43.  The campaign described above in outline would be highly objectionable if engaged in by an unrepresented litigant. For a qualified, experienced professional to behave in this manner is, in the view of the Court, reprehensible.

 

44.  Apart from the unprofessional nature of the communications described, they are entirely based on fundamental misunderstandings of legal matters. These are a) a serious misreading and faulty understanding of the judgment delivered in this Court, b) a serious misreading and misunderstanding of the various criminal laws referred to and c) a serious misunderstanding about the status of the litigation.

 

45.  For some reason, Mr Doyle and Mr Lynch appear to read the judgments as suggesting that they should commence plenary proceedings to have the judgments in the case set aside on grounds of fraud, or at least as a suggestion that there were grounds for such proceedings such that the persons involved were obliged to investigate and disclose any relevant information. The Court did no such thing. It simply pointed out (on the basis of well-established principles) that such an issue could not be raised for the first time in the application before the Court.

 

46.  Turning to the various pieces of legislation that Mr Lynch has cited in both his correspondence and his submissions, it will be seen that none are applicable to the current circumstances of the case.

 

47.  Section 9 of the Offences Against the State (Amendment) Act 1998 provides that a person shall be guilty of an offence if he or she has information which he or she knows or believes might be of material assistance in (a) preventing the commission by any other person of a serious offence, or (b) securing the apprehension, prosecution or conviction of any other person for a serious offence and fails without reasonable excuse to disclose that information as soon as it is practicable to a member of the Garda Síochána.

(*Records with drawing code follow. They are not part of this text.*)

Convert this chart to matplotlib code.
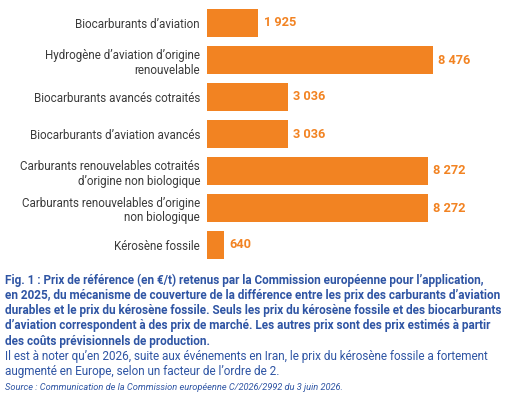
import matplotlib.pyplot as plt

# Data (prix de référence en €/t)
categories = [
    "Biocarburants d’aviation",
    "Hydrogène d’aviation d’origine\nrenouvelable",
    "Biocarburants avancés cotraités",
    "Biocarburants d’aviation avancés",
    "Carburants renouvelables cotraités\nd’origine non biologique",
    "Carburants renouvelables d’origine\nnon biologique",
    "Kérosène fossile",
]
values = [1925, 8476, 3036, 3036, 8272, 8272, 640]
value_labels = ["1 925", "8 476", "3 036", "3 036", "8 272", "8 272", "640"]

caption_bold = [
    "Fig. 1 : Prix de référence (en €/t) retenus par la Commission européenne pour l’application,",
    "en 2025, du mécanisme de couverture de la différence entre les prix des carburants d’aviation",
    "durables et le prix du kérosène fossile. Seuls les prix du kérosène fossile et des biocarburants",
    "d’aviation correspondent à des prix de marché. Les autres prix sont des prix estimés à partir",
    "des coûts prévisionnels de production.",
]
caption_regular = [
    "Il est à noter qu’en 2026, suite aux événements en Iran, le prix du kérosène fossile a fortement",
    "augmenté en Europe, selon un facteur de l’ordre de 2.",
]
source = "Source : Communication de la Commission européenne C/2026/2992 du 3 juin 2026."

orange = "#F28322"
blue = "#2F55A4"
grey = "#3a3a3a"

plt.rcParams['font.family'] = ['Roboto', 'DejaVu Sans']

fig = plt.figure(figsize=(5.06, 4.0), dpi=100)
ax = fig.add_axes([207 / 506, 1 - 263.5 / 400, (500 - 207) / 506, (263.5 - 4.5) / 400])

y = list(range(len(categories)))
ax.barh(y, values, height=0.76, color=orange)
ax.set_ylim(len(categories) - 0.5, -0.5)
ax.set_xlim(0, 293 / (226 / 8476))

for yi, v, lab in zip(y, values, value_labels):
    ax.text(v + 200, yi, lab, va='center', ha='left', color=orange,
            fontsize=9.2, fontweight='bold')

ax.set_yticks(y)
ax.set_yticklabels(categories, fontsize=8.4, color=grey, linespacing=1.2)
ax.tick_params(axis='y', length=0, pad=5)
ax.set_xticks([])
for s in ax.spines.values():
    s.set_visible(False)

# Caption
x0 = 5 / 506
ytop = 1 - 280 / 400
step = 15.3 / 400
for i, line in enumerate(caption_bold):
    fig.text(x0, ytop - i * step, line, fontsize=8.5, fontweight='bold',
             color=blue, va='center', ha='left')
n = len(caption_bold)
for i, line in enumerate(caption_regular):
    fig.text(x0, ytop - (n + i) * step, line, fontsize=8.5,
             color=blue, va='center', ha='left')
fig.text(x0, 1 - 388 / 400, source, fontsize=6.7, style='italic',
         color=blue, va='center', ha='left')

fig.savefig("out.png", dpi=100)
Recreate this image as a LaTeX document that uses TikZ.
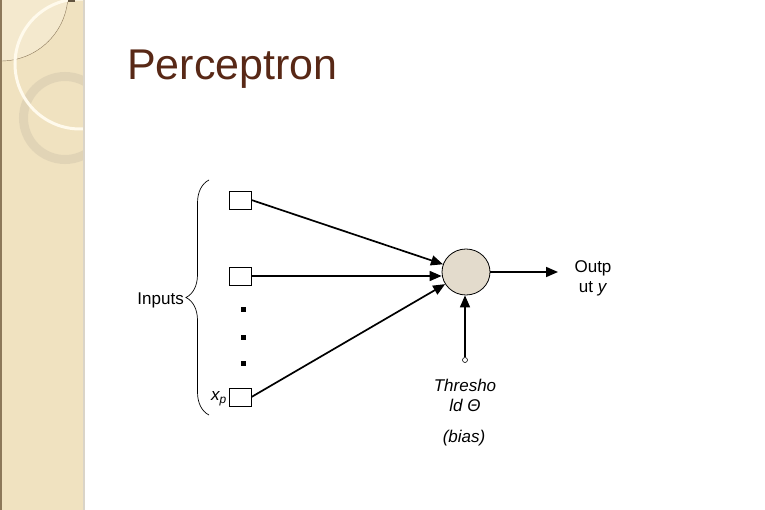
\documentclass[tikz,border=0pt]{standalone}
\usepackage{fontspec}
\setmainfont{Liberation Sans}
\usetikzlibrary{arrows.meta,shapes.geometric,decorations.pathreplacing}
\definecolor{band}{RGB}{240,226,192}
\definecolor{bandlight}{RGB}{244,233,206}
\definecolor{ringc}{RGB}{224,211,182}
\definecolor{arcw}{RGB}{255,250,236}
\definecolor{edgedark}{RGB}{140,120,90}
\definecolor{edgelight}{RGB}{218,212,200}
\definecolor{titlec}{RGB}{88,40,22}
\definecolor{neuron}{RGB}{227,219,204}
\tikzset{
  inbox/.style={draw, line width=0.9pt, minimum width=22pt, minimum height=18pt, inner sep=0pt},
  dotsq/.style={fill=black, minimum size=5pt, inner sep=0pt},
  neuronnode/.style={ellipse, draw, line width=0.8pt, fill=neuron, minimum width=48pt, minimum height=46pt, inner sep=0pt},
  biasnode/.style={circle, draw, line width=0.6pt, minimum size=5pt, inner sep=0pt, fill=white},
  conn/.style={line width=1.7pt, -{Triangle[length=12pt,width=10pt]}},
  lbl/.style={font=\fontsize{17}{20}\selectfont, align=center, inner sep=0pt},
}
\begin{document}
\begin{tikzpicture}[x=1pt,y=-1pt]
\useasboundingbox (0,0) rectangle (765,510);
\fill[white] (0,0) rectangle (765,510);
% left decorative band
\begin{scope}
  \clip (0,0) rectangle (84,510);
  \fill[band] (0,0) rectangle (84,510);
  \fill[bandlight] (1,-6) circle[radius=67];
  \draw[edgedark, line width=0.4pt] (1,-6) circle[radius=67];
  \draw[ringc, line width=9pt, opacity=0.9] (65,118) circle[radius=41.5];
  \draw[arcw, line width=3pt] (80,64) circle[radius=65];
  \fill[edgedark!70!black] (68,0) rectangle (75,2);
\end{scope}
\draw[edgedark, line width=1.5pt] (0.75,0) -- (0.75,510);
\draw[edgelight, line width=1.5pt] (84,0) -- (84,510);
% title
\node[anchor=base west, inner sep=0pt, text=titlec, font=\fontsize{43}{50}\selectfont] (title) at (127,80) {Perceptron};
% inputs
\node[inbox] (b1) at (240,200) {};
\node[inbox] (b2) at (240,276) {};
\node[inbox] (b3) at (240,397) {};
\node[dotsq] (d1) at (243,310) {};
\node[dotsq] (d2) at (243,337) {};
\node[dotsq] (d3) at (243,363) {};
\coordinate (bt) at (209,180);
\coordinate (bb) at (209,415);
\draw[line width=0.7pt, decorate, decoration={brace, amplitude=23pt}] (bb) -- (bt);
\node[lbl, anchor=east] (inputs) at (184,300) {Inputs};
\node[lbl, anchor=east] (xp) at (227,399) {\itshape x\textsubscript{p}};
% neuron
\node[neuronnode] (n) at (466,272) {};
\draw[conn] (b1.east) -- (n);
\draw[conn] (b2.east) -- (b2.east -| n.west);
\draw[conn] (b3.east) -- (n);
% output
\coordinate (o) at (558,272);
\draw[conn] (n.east) -- (o);
\node[lbl] (outl) at (593,278) {Outp\\ut \textit{y}};
% threshold
\node[biasnode] (t) at (465,360) {};
\draw[conn] (t.north) -- (t.north |- n.south);
\node[lbl] (thr) at (465,395) {\itshape Thresho\\\itshape ld Θ};
\node[lbl] (bias) at (464,438) {\itshape (bias)};
\end{tikzpicture}
\end{document}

A "serious offence", for the purposes of this section is defined in s.8 of the Act - it is one that "involves loss of human life, serious personal injury (other than injury that constitutes an offence of a sexual nature), false imprisonment or serious loss of or damage to property or a serious risk of any such loss, injury, imprisonment or damage." This provision is manifestly irrelevant to any of the issues raised by Mr Lynch or Mr Doyle.

 

48.  Section 19 of the Criminal Justice Act 2011 creates the offence referred to as "withholding information". However, contrary to Mr Lynch's impressions, the offence is not committed every time a person refuses to provide information to another person on request. A person is guilty of this offence if he or she has information which he or she knows or believes might be of material assistance in (a) preventing the commission by any other person of a "relevant" offence, or (b) securing the apprehension, prosecution or conviction of any other person for a "relevant" offence and fails without reasonable excuse to disclose that information as soon as it is practicable to a member of the Garda Síochána. A relevant offence is one that comes within the definition in s.3 and is listed in Schedule 1. That Schedule sets out a list of offences created under various statues concerned with matters such as insurance, investments, consumer credit, financial markets, and company law.

 

49.  The Schedule does include certain corruption offences. The Criminal Justice (Corruption Offences) Act 2018 defines the word "corruptly" in s.2 as including "acting with an improper purpose personally or by influencing another person, whether (a) by means of making a false or misleading statement, (b) by means of withholding, concealing, altering or destroying a document or other information, or (c) by other means".

 

50.  However, it appears to be necessary to point out that s.2 is an interpretation section - that is, it explains how a word is to be understood when used elsewhere in the Act. The section does not create a freestanding offence of doing something with an improper purpose. The substantive offences created by the Act are trading in influence; doing something in relation to one's office, employment, position or business for the purpose of corruptly obtaining a gift, consideration or advantage; giving a gift, consideration or advantage knowing that it will be used to facilitate the commission of an offence under the Act; creating a false document, and intimidation of another person with the intention of corruptly influencing that person.

 

51.  In the circumstances of this case, Mr Lynch has not been able to specify any offence that might come within any of these provisions.

 

52.  Finally, Mr Lynch has relied upon the principle that the State should, in its litigation, "put its cards out face up". As with the Court's judgment in 2021, it is not necessary for the purposes of this ruling to consider the full impact of this principle. What is clear is that it has no particular meaning in the context of this application. The litigation is over. This is not an "unresolved" dispute, that needs to be "brought to finality" - it was resolved with the decision of the Court of Appeal, the refusal of this Court to grant leave for a further appeal and the refusal of this Court to reopen that refusal.

 

53.  The application now before the Court requires consideration of the question whether it would be in the interests of justice to grant either access to the audio record or a transcript of the proceedings conducted in this Court.

 

54.  In general, the Court would be prepared to hold that if a person, whether a party or non-party, wishes to obtain a transcript for a legitimate purpose connected with the administration of justice, and is willing to pay the necessary cost involved, then (subject to any counter-argument raised by a party) that person should be facilitated.

 

55.  Here, however, it is clearly intended by Mr Doyle and Mr Lynch that the record would be used in attempts to further their wholly improper and legally unfounded campaign against every individual connected with the litigation on the part of the State and Bus Éireann. It is, moreover, a pointless campaign. It is entirely clear that Student Transport did not lose its appeal in the Court of Appeal on the issue of payments for or profitability of the Scheme.

 

56.  In these circumstances the Court is satisfied that the application for the record and transcript is not in the interests of justice and that it would be an abuse of the Court's process to facilitate the applicant further.

 

57.  The application is accordingly refused.